=== YOUR GOAL ===
Extract the complete listing and repeat it word for word.

— Start DATA LISTING —

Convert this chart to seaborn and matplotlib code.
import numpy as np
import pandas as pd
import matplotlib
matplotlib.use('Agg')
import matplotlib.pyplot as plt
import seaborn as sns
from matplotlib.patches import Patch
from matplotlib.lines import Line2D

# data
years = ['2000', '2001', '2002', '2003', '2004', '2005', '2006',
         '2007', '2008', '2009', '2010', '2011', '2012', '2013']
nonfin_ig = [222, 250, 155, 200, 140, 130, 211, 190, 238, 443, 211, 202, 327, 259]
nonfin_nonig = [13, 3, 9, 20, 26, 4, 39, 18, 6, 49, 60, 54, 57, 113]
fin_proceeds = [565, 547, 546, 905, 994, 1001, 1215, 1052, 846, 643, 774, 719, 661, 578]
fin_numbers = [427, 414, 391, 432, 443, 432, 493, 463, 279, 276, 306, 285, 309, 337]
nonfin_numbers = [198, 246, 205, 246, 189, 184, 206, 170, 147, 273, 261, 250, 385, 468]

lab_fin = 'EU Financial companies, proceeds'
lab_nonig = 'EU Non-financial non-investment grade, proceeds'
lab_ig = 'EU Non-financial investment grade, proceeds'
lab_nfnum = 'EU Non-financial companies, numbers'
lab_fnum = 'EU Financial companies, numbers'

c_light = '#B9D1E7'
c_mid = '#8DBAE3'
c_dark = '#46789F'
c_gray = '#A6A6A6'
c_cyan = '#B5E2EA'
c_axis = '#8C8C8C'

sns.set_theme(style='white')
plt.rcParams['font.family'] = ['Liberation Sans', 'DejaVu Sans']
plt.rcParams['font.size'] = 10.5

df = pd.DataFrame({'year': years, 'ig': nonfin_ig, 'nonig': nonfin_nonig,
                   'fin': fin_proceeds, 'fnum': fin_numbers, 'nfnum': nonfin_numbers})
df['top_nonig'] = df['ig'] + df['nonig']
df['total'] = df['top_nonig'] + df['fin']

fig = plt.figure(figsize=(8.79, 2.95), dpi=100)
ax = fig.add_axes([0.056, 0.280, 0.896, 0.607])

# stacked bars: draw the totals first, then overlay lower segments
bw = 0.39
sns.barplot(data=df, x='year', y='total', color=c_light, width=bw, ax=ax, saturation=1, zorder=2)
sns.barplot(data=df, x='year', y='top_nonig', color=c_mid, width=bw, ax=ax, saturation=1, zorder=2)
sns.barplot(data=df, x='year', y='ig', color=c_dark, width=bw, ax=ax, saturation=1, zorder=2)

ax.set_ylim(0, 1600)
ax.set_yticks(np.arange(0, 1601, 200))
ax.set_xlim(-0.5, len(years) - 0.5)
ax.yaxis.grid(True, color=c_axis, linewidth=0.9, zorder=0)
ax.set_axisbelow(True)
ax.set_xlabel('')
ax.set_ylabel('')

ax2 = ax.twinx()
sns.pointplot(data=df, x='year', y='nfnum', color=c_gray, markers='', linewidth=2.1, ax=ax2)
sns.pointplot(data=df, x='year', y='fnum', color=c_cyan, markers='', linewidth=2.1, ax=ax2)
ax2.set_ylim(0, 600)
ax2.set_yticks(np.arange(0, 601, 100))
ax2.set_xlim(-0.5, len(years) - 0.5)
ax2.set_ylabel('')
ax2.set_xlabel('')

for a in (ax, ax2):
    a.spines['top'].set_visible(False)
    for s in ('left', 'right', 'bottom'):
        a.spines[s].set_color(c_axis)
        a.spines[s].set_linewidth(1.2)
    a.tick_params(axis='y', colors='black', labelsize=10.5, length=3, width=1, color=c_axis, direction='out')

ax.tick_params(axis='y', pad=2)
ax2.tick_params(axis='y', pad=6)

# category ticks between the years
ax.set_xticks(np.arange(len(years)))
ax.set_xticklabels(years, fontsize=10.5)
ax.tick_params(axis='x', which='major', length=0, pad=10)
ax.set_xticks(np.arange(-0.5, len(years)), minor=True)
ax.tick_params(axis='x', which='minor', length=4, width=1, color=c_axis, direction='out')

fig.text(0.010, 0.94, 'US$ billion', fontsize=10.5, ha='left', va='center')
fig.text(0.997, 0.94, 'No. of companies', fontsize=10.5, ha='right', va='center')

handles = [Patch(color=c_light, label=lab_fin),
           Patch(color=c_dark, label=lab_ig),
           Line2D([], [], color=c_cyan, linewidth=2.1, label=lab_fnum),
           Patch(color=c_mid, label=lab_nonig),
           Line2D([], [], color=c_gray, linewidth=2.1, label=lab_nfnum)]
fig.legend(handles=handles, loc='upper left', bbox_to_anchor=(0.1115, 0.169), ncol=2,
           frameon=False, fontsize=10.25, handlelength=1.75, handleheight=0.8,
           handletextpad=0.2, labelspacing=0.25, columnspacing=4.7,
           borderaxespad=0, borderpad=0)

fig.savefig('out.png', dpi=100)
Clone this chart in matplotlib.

— End DATA LISTING —

=== FULL SOLUTION ===
Convert this chart to seaborn and matplotlib code.
import numpy as np
import pandas as pd
import matplotlib
matplotlib.use('Agg')
import matplotlib.pyplot as plt
import seaborn as sns
from matplotlib.patches import Patch
from matplotlib.lines import Line2D

# data
years = ['2000', '2001', '2002', '2003', '2004', '2005', '2006',
         '2007', '2008', '2009', '2010', '2011', '2012', '2013']
nonfin_ig = [222, 250, 155, 200, 140, 130, 211, 190, 238, 443, 211, 202, 327, 259]
nonfin_nonig = [13, 3, 9, 20, 26, 4, 39, 18, 6, 49, 60, 54, 57, 113]
fin_proceeds = [565, 547, 546, 905, 994, 1001, 1215, 1052, 846, 643, 774, 719, 661, 578]
fin_numbers = [427, 414, 391, 432, 443, 432, 493, 463, 279, 276, 306, 285, 309, 337]
nonfin_numbers = [198, 246, 205, 246, 189, 184, 206, 170, 147, 273, 261, 250, 385, 468]

lab_fin = 'EU Financial companies, proceeds'
lab_nonig = 'EU Non-financial non-investment grade, proceeds'
lab_ig = 'EU Non-financial investment grade, proceeds'
lab_nfnum = 'EU Non-financial companies, numbers'
lab_fnum = 'EU Financial companies, numbers'

c_light = '#B9D1E7'
c_mid = '#8DBAE3'
c_dark = '#46789F'
c_gray = '#A6A6A6'
c_cyan = '#B5E2EA'
c_axis = '#8C8C8C'

sns.set_theme(style='white')
plt.rcParams['font.family'] = ['Liberation Sans', 'DejaVu Sans']
plt.rcParams['font.size'] = 10.5

df = pd.DataFrame({'year': years, 'ig': nonfin_ig, 'nonig': nonfin_nonig,
                   'fin': fin_proceeds, 'fnum': fin_numbers, 'nfnum': nonfin_numbers})
df['top_nonig'] = df['ig'] + df['nonig']
df['total'] = df['top_nonig'] + df['fin']

fig = plt.figure(figsize=(8.79, 2.95), dpi=100)
ax = fig.add_axes([0.056, 0.280, 0.896, 0.607])

# stacked bars: draw the totals first, then overlay lower segments
bw = 0.39
sns.barplot(data=df, x='year', y='total', color=c_light, width=bw, ax=ax, saturation=1, zorder=2)
sns.barplot(data=df, x='year', y='top_nonig', color=c_mid, width=bw, ax=ax, saturation=1, zorder=2)
sns.barplot(data=df, x='year', y='ig', color=c_dark, width=bw, ax=ax, saturation=1, zorder=2)

ax.set_ylim(0, 1600)
ax.set_yticks(np.arange(0, 1601, 200))
ax.set_xlim(-0.5, len(years) - 0.5)
ax.yaxis.grid(True, color=c_axis, linewidth=0.9, zorder=0)
ax.set_axisbelow(True)
ax.set_xlabel('')
ax.set_ylabel('')

ax2 = ax.twinx()
sns.pointplot(data=df, x='year', y='nfnum', color=c_gray, markers='', linewidth=2.1, ax=ax2)
sns.pointplot(data=df, x='year', y='fnum', color=c_cyan, markers='', linewidth=2.1, ax=ax2)
ax2.set_ylim(0, 600)
ax2.set_yticks(np.arange(0, 601, 100))
ax2.set_xlim(-0.5, len(years) - 0.5)
ax2.set_ylabel('')
ax2.set_xlabel('')

for a in (ax, ax2):
    a.spines['top'].set_visible(False)
    for s in ('left', 'right', 'bottom'):
        a.spines[s].set_color(c_axis)
        a.spines[s].set_linewidth(1.2)
    a.tick_params(axis='y', colors='black', labelsize=10.5, length=3, width=1, color=c_axis, direction='out')

ax.tick_params(axis='y', pad=2)
ax2.tick_params(axis='y', pad=6)

# category ticks between the years
ax.set_xticks(np.arange(len(years)))
ax.set_xticklabels(years, fontsize=10.5)
ax.tick_params(axis='x', which='major', length=0, pad=10)
ax.set_xticks(np.arange(-0.5, len(years)), minor=True)
ax.tick_params(axis='x', which='minor', length=4, width=1, color=c_axis, direction='out')

fig.text(0.010, 0.94, 'US$ billion', fontsize=10.5, ha='left', va='center')
fig.text(0.997, 0.94, 'No. of companies', fontsize=10.5, ha='right', va='center')

handles = [Patch(color=c_light, label=lab_fin),
           Patch(color=c_dark, label=lab_ig),
           Line2D([], [], color=c_cyan, linewidth=2.1, label=lab_fnum),
           Patch(color=c_mid, label=lab_nonig),
           Line2D([], [], color=c_gray, linewidth=2.1, label=lab_nfnum)]
fig.legend(handles=handles, loc='upper left', bbox_to_anchor=(0.1115, 0.169), ncol=2,
           frameon=False, fontsize=10.25, handlelength=1.75, handleheight=0.8,
           handletextpad=0.2, labelspacing=0.25, columnspacing=4.7,
           borderaxespad=0, borderpad=0)

fig.savefig('out.png', dpi=100)
Clone this chart in matplotlib.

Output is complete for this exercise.